Senza grandi risultati.
«Già. Ricordo quando fui convocato a Roma al comitato interministeriale, il presidente del Consiglio era Prodi, nel suo secondo governo. Ho votato contro il progetto, in coerenza con quello che avevo sempre sostenuto. Ma l’hanno approvato».

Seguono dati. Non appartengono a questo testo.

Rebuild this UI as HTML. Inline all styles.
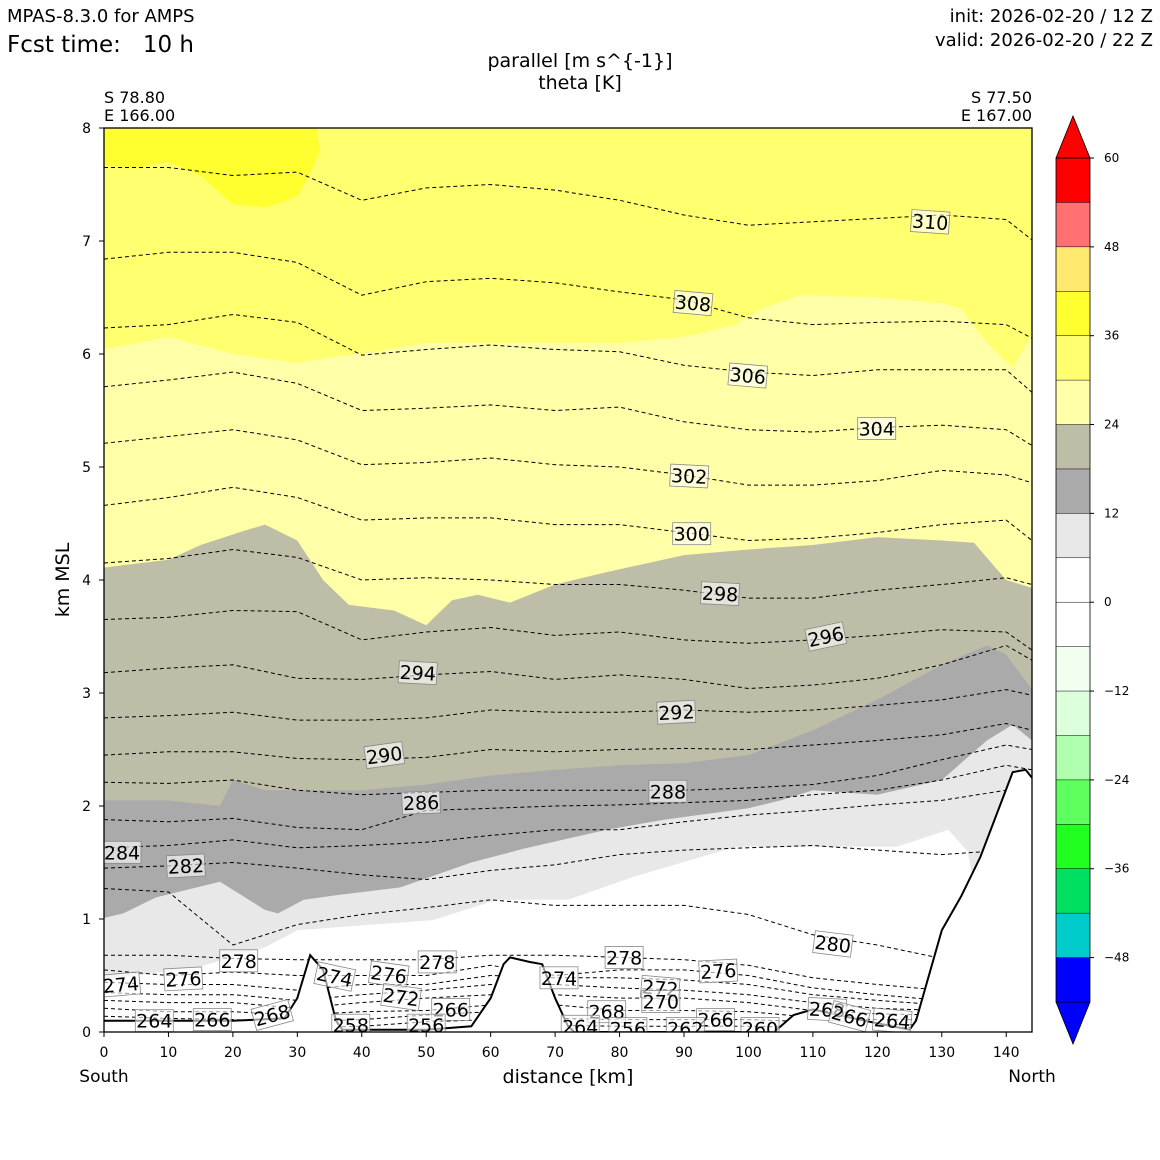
<!DOCTYPE html>
<html><head><meta charset="utf-8"><style>
html,body{margin:0;padding:0;background:#fff}
svg{display:block;font-family:"DejaVu Sans","Liberation Sans",sans-serif}
.pre{white-space:pre}
</style></head><body>
<svg id="chart" width="1160" height="1160" viewBox="0 0 1160 1160">
<g>
<text x="7" y="22" font-size="18">MPAS-8.3.0 for AMPS</text>
<text x="7" y="52" font-size="23" class="pre" xml:space="preserve">Fcst time:   10 h</text>
<text x="1153" y="22" font-size="18" text-anchor="end">init: 2026-02-20 / 12 Z</text>
<text x="1153" y="46" font-size="18" text-anchor="end">valid: 2026-02-20 / 22 Z</text>
<text x="580" y="67" font-size="19" text-anchor="middle">parallel [m s^{-1}]</text>
<text x="580" y="89" font-size="19" text-anchor="middle">theta [K]</text>
<text x="104" y="103" font-size="16">S 78.80</text>
<text x="104" y="121" font-size="16">E 166.00</text>
<text x="1032" y="103" font-size="16" text-anchor="end">S 77.50</text>
<text x="1032" y="121" font-size="16" text-anchor="end">E 167.00</text>
</g>
<defs><clipPath id="pc"><rect x="104" y="128" width="928" height="904"/></clipPath></defs>
<g id="plot" clip-path="url(#pc)"></g>
<g id="axes"></g>
<g id="cbar"></g>
</svg>
<script>
const NS="http://www.w3.org/2000/svg";
// ---- data ----
const thetaX=[0,10,20,30,40,50,60,70,80,90,100,110,120,130,140,144];
const theta310=[7.65,7.65,7.58,7.61,7.36,7.47,7.50,7.45,7.36,7.23,7.14,7.17,7.20,7.23,7.19,7.01];
const theta308=[6.84,6.90,6.90,6.81,6.52,6.64,6.67,6.63,6.55,6.48,6.32,6.26,6.28,6.29,6.26,6.14];
const theta306=[6.23,6.26,6.35,6.28,5.99,6.04,6.08,6.04,6.02,5.90,5.84,5.81,5.86,5.86,5.86,5.66];
const theta304=[5.71,5.77,5.84,5.74,5.50,5.52,5.55,5.50,5.53,5.40,5.33,5.31,5.35,5.37,5.33,5.19];
const theta302=[5.21,5.27,5.33,5.24,5.02,5.04,5.08,5.02,5.00,4.93,4.84,4.84,4.88,4.97,4.93,4.86];
const theta300=[4.66,4.73,4.82,4.73,4.53,4.55,4.55,4.49,4.49,4.42,4.35,4.37,4.42,4.49,4.53,4.35];
const theta298=[4.15,4.19,4.27,4.20,4.00,4.02,4.00,3.96,3.96,3.91,3.84,3.84,3.91,3.96,4.02,3.96];
const theta296=[3.65,3.67,3.73,3.72,3.47,3.54,3.58,3.51,3.54,3.47,3.44,3.47,3.51,3.56,3.54,3.38];
const theta294=[3.18,3.22,3.25,3.13,3.12,3.16,3.19,3.12,3.16,3.12,3.04,3.07,3.13,3.25,3.42,3.29];
const theta292=[2.78,2.80,2.83,2.76,2.76,2.78,2.85,2.83,2.83,2.85,2.83,2.85,2.89,2.94,3.03,2.98];
const theta290=[2.45,2.48,2.48,2.42,2.41,2.43,2.50,2.48,2.50,2.51,2.50,2.54,2.58,2.63,2.73,2.67];
const theta288=[2.21,2.20,2.23,2.14,2.10,2.12,2.14,2.14,2.14,2.14,2.16,2.19,2.27,2.41,2.54,2.50];
const theta286=[1.88,1.86,1.89,1.81,1.79,1.96,1.98,2.00,2.01,2.03,2.05,2.10,2.14,2.23,2.36,2.32];
const theta284=[1.63,1.65,1.70,1.63,1.65,1.68,1.74,1.79,1.79,1.86,1.92,1.96,2.01,2.05,2.14,2.10];
const theta282=[1.45,1.47,1.50,1.45,1.39,1.35,1.43,1.48,1.57,1.61,1.63,1.65,1.61,1.57,1.61,1.61];
const theta280=[1.27,1.24,0.77,0.95,1.04,1.10,1.17,1.12,1.12,1.12,1.04,0.86,0.77,0.65,0.73,0.73];
const theta278=[0.68,0.68,0.65,0.64,0.64,0.64,0.68,0.68,0.66,0.64,0.59,0.48,0.42,0.37,0.37,0.37];
const theta276=[0.55,0.50,0.53,0.50,0.50,0.50,0.59,0.50,0.55,0.55,0.50,0.39,0.33,0.28,0.28,0.28];
const theta274=[0.44,0.42,0.42,0.37,0.42,0.42,0.50,0.48,0.48,0.46,0.42,0.33,0.28,0.24,0.24,0.24];
const theta272=[0.35,0.33,0.33,0.28,0.33,0.37,0.42,0.42,0.39,0.37,0.33,0.26,0.21,0.19,0.19,0.19];
const theta270=[0.28,0.26,0.26,0.21,0.26,0.30,0.33,0.33,0.30,0.30,0.26,0.19,0.16,0.15,0.15,0.15];
const theta268=[0.21,0.18,0.18,0.15,0.18,0.19,0.24,0.24,0.19,0.19,0.18,0.13,0.11,0.11,0.11,0.11];
const theta266=[0.14,0.12,0.11,0.09,0.11,0.15,0.18,0.12,0.11,0.11,0.11,0.09,0.07,0.06,0.06,0.06];
const theta264=[0.09,0.09,0.06,0.04,0.05,0.09,0.11,0.06,0.05,0.05,0.05,0.04,0.04,0.04,0.04,0.04];
const thetaLines=[theta310,theta308,theta306,theta304,theta302,theta300,theta298,theta296,theta294,theta292,theta290,theta288,theta286,theta284,theta282,theta280,theta278,theta276,theta274,theta272,theta270,theta268,theta266,theta264];

const blobX=[0,5,10,15,20,25,28,30,32,33.5,33];
const blobH=[7.67,7.65,7.7,7.58,7.32,7.3,7.35,7.4,7.6,7.8,8];
const b1X=[0,10,20,30,35,40,50,60,70,80,90,98,102,108,120,130,133,137,141,144];
const b1H=[6.04,6.15,6.0,5.92,5.97,6.0,6.1,6.1,6.1,6.1,6.15,6.26,6.4,6.52,6.5,6.45,6.4,6.1,5.88,6.17];
const b2X=[0,10,15,22,25,30,34,38,45,50,54,58,63,70,78,90,100,110,120,130,135,140,144];
const b2H=[4.11,4.18,4.31,4.44,4.49,4.35,4.0,3.78,3.73,3.6,3.82,3.87,3.8,3.96,4.07,4.22,4.27,4.31,4.38,4.35,4.33,4.0,3.93];
const b3X=[0,10,18,20,25,33,40,50,60,70,80,90,100,110,120,130,137,140,144];
const b3H=[2.05,2.05,2.0,2.23,2.14,2.14,2.14,2.19,2.27,2.32,2.36,2.38,2.45,2.67,2.94,3.25,3.42,3.34,3.03];
const b4X=[0,3,8,18,25,27,31,36,46,57,65,78,87,100,105,110,120,130,137,141,144];
const b4H=[1.01,1.05,1.19,1.33,1.08,1.05,1.17,1.21,1.28,1.5,1.62,1.79,1.88,1.98,2.05,2.14,2.1,2.23,2.58,2.72,2.58];
const b5X=[0,15,25,30,51,61,72,82,98,123,131,134,136,144];
const b5H=[0.46,0.58,0.75,0.9,0.99,1.17,1.17,1.37,1.64,1.64,1.79,1.6,1.0,1.0];
const terrX=[0,20,28,30,32,34,36,37,50,57,60,62,63,66,68,70,72,73,104,107,110,118,125,126,130,133,136,139,141,143,144];
const terrH=[0.1,0.1,0.12,0.3,0.68,0.55,0.1,0.02,0.02,0.05,0.3,0.6,0.66,0.62,0.6,0.3,0.05,0,0,0.15,0.2,0.1,0.02,0.1,0.9,1.2,1.55,2.0,2.3,2.32,2.25];

const labelText=["310","308","306","304","302","300","298","296","294","292","290","288","286","284","282","280","278","278","278","276","276","276","274","274","274","272","272","270","268","268","268","266","266","266","266","264","264","264","258","256","256","262","260"];
const labelKm=[128.2,91.4,99.9,119.9,90.8,91.2,95.6,112.0,48.7,88.8,43.5,87.5,49.2,2.8,12.7,113.1,20.9,51.7,80.7,12.3,44.2,95.3,2.6,35.8,70.6,46.1,86.3,86.4,26.1,78.0,112.2,53.8,16.8,94.9,115.7,7.8,73.9,122.3,38.3,50.0,81.3,90.2,101.8];
const labelH=[7.17,6.45,5.81,5.34,4.92,4.41,3.88,3.5,3.18,2.83,2.45,2.13,2.03,1.59,1.47,0.78,0.63,0.62,0.66,0.47,0.51,0.54,0.42,0.49,0.48,0.31,0.39,0.27,0.15,0.18,0.2,0.2,0.11,0.11,0.14,0.1,0.05,0.1,0.06,0.06,0.03,0.03,0.03];
const labelRot=[4,5,5,0,3,0,3,-12,3,-3,-8,0,-2,0,-3,7,0,0,0,-3,8,-3,-5,12,0,8,5,0,-15,0,3,0,0,0,15,0,0,5,0,0,0,0,0];

const yTicks=[0,1,2,3,4,5,6,7,8];
const xTicks=[0,10,20,30,40,50,60,70,80,90,100,110,120,130,140];
const cbLevels=[60,54,48,42,36,30,24,18,12,6,0,-6,-12,-18,-24,-30,-36,-42,-48,-54];
const cbColors=["#ff0000","#ff7070","#ffe870","#ffff30","#ffff70","#ffffa8","#bebea8","#aaaaaa","#e8e8e8","#ffffff","#ffffff","#f0fff0","#dcffdc","#b0ffb0","#60ff60","#20ff20","#00e060","#00cccc","#0000ff"];
const cbTickVals=[60,48,36,24,12,0,-12,-24,-36,-48];

// ---- scales ----
const X=k=>104+k*928/144;
const Y=h=>1032-h*113;
const CY=v=>158+(60-v)*844/114;
function el(t,a,p){const e=document.createElementNS(NS,t);for(const k in a)e.setAttribute(k,a[k]);p.appendChild(e);return e;}
const plot=document.getElementById('plot'),axes=document.getElementById('axes'),cb=document.getElementById('cbar');

let r=el('rect',{x:104,y:128,width:928,height:904,fill:"#ffff70"},plot);


function below(xs,hs,fill,name){
  let d='M'+X(xs[0])+','+Y(0);
  xs.forEach((x,i)=>d+=' L'+X(x).toFixed(1)+','+Y(hs[i]).toFixed(1));
  d+=' L'+X(xs[xs.length-1])+','+Y(0)+'Z';
  const p=el('path',{d:d,fill:fill},plot);
  
  
}
{let d='M'+X(0)+','+Y(8);blobX.forEach((x,i)=>d+=' L'+X(x).toFixed(1)+','+Y(blobH[i]).toFixed(1));d+='Z';
const p=el('path',{d:d,fill:"#ffff30"},plot);

}
below(b1X,b1H,"#ffffa8","wind-24-30-region");
below(b2X,b2H,"#bebea8","wind-18-24-region");
below(b3X,b3H,"#aaaaaa","wind-12-18-region");
below(b4X,b4H,"#e8e8e8","wind-6-12-region");
below(b5X,b5H,"#ffffff","wind-0-6-region");
thetaLines.forEach((arr,i)=>{
  const pts=thetaX.map((x,j)=>X(x).toFixed(1)+','+Y(arr[j]).toFixed(1)).join(' ');
  const l=el('polyline',{points:pts,fill:'none',stroke:'#000','stroke-width':1,'stroke-dasharray':'4,3'},plot);
  
  
});
below(terrX,terrH,"#ffffff","terrain-mask");
{const pts=terrX.map((x,i)=>X(x).toFixed(1)+','+Y(terrH[i]).toFixed(1)).join(' ');
const t=el('polyline',{points:pts,fill:'none',stroke:'#000','stroke-width':2},plot);

}
labelText.forEach((s,i)=>{
  const cx=X(labelKm[i]),cy=Y(labelH[i]);
  const g=el('g',{transform:`translate(${cx.toFixed(1)},${cy.toFixed(1)}) rotate(${labelRot[i]})`},plot);
  
  
  el('rect',{x:-19,y:-11,width:38,height:22,fill:'rgba(255,255,255,0.6)',stroke:'#888','stroke-width':0.8},g);
  const t=el('text',{x:0,y:7,'font-size':19,'text-anchor':'middle'},g);t.textContent=s;
});
el('rect',{x:104,y:128,width:928,height:904,fill:'none',stroke:'#000','stroke-width':1.3},axes);
yTicks.forEach(v=>{
  el('line',{x1:99,x2:104,y1:Y(v),y2:Y(v),stroke:'#000'},axes);
  const t=el('text',{x:91,y:Y(v)+5,'font-size':14,'text-anchor':'end'},axes);
  
  
  t.textContent=v;
});
xTicks.forEach(v=>{
  el('line',{x1:X(v),x2:X(v),y1:1032,y2:1037,stroke:'#000'},axes);
  const t=el('text',{x:X(v),y:1057,'font-size':14,'text-anchor':'middle'},axes);
  
  
  t.textContent=v;
});
[["South",104],["North",1032]].forEach(a=>{const t=el('text',{x:a[1],y:1082,'font-size':17,'text-anchor':'middle'},axes);


t.textContent=a[0];});
{const t=el('text',{x:568,y:1083,'font-size':19,'text-anchor':'middle'},axes);


t.textContent='distance [km]';
const u=el('text',{x:0,y:0,'font-size':19,'text-anchor':'middle',transform:'translate(69,580) rotate(-90)'},axes);


u.textContent='km MSL';}
cbColors.forEach((c,i)=>{
  const y1=CY(cbLevels[i]),y2=CY(cbLevels[i+1]);
  const b=el('rect',{x:1056,y:y1,width:34,height:y2-y1+0.5,fill:c},cb);
  
  
});
cbLevels.forEach(v=>el('line',{x1:1056,x2:1090,y1:CY(v),y2:CY(v),stroke:'#000','stroke-width':0.5},cb));
{const a=el('polygon',{points:`1056,${CY(60)} 1073,116 1090,${CY(60)}`,fill:'#ff0000',stroke:'#000','stroke-width':0.8},cb);


const b=el('polygon',{points:`1056,${CY(-54)} 1073,1044 1090,${CY(-54)}`,fill:'#0000ff',stroke:'#000','stroke-width':0.8},cb);

}
el('rect',{x:1056,y:CY(60),width:34,height:CY(-54)-CY(60),fill:'none',stroke:'#000','stroke-width':0.8},cb);
cbTickVals.forEach(v=>{
  el('line',{x1:1090,x2:1094,y1:CY(v),y2:CY(v),stroke:'#000'},cb);
  const t=el('text',{x:1104,y:CY(v)+4,'font-size':12},cb);
  
  
  t.textContent=v<0?'\u2212'+(-v):String(v);
});
</script>
</body></html>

Le ragioni di questa sua contrarietà?
«Le ho esposte anche quella volta, sono andato avanti per anni, a sostenere due cose ».
La prima?
«Quell’opera presentava delle criticità evidenti, anche sotto il profilo tecnico. C’era un rischio evidentissimo, fin dall’inizio: che servisse a ben poco anche per arginare il fenomeno dell’acqua alta».
E poi?
«Il secondo aspetto riguarda le procedure adottate. Ho sempre sostenuto che la decisione di costituire un consorzio era tale da prefigurare condizioni molto favorevoli a pratiche monopoliste».
E cioè?
«Se sei l’unico appaltatore e incentri tutto sul Mose, è chiaro che fai quello che vuoi. Non ho mai detto che questo fosse illegittimo, ho denunciato che era profondamente sbagliato. E sono stato il solo a dirlo. Li ho avuti tutti contro, i governi di centrodestra e quelli di centrosinistra, e pure la grande stampa al completo. È stato un fallimento bipartisan, come ricordai nell’agosto del 2006, dopo la ricognizione del Cipe che confermò quel che dissi addirittura nel ‘94».
Quasi vent’anni fa…
«Si capiva benissimo già allora che stavano dando il via a un’impresa costosissima senza avere la più pallida idea di come tirare fuori i soldi necessari, sia per la costruzione dell’opera che per la sua manutenzione».
Tutto sbagliato?
«Tutto: il metodo, le procedure, l’approccio politico».
Si è fatto un’idea del perché di questa scelta?
«Semplicissimo: perché c’erano sei miliardi di lavori tutti concentrati in un’opera unica. E c’era una sola stazione appaltante. La politica è stata d’accordo».
Ma non è un’opera utile, il Mose?
«Non con quelle procedure. Se devo trovare un’analogia tra il Mose e un’altra opera mi viene in mente un’altra cosa che ha del clamoroso».
Quale?
«Il Ponte sullo Stretto. Tutto concentrato, un unico appaltatore. Ma del Ponte almeno non si parla più».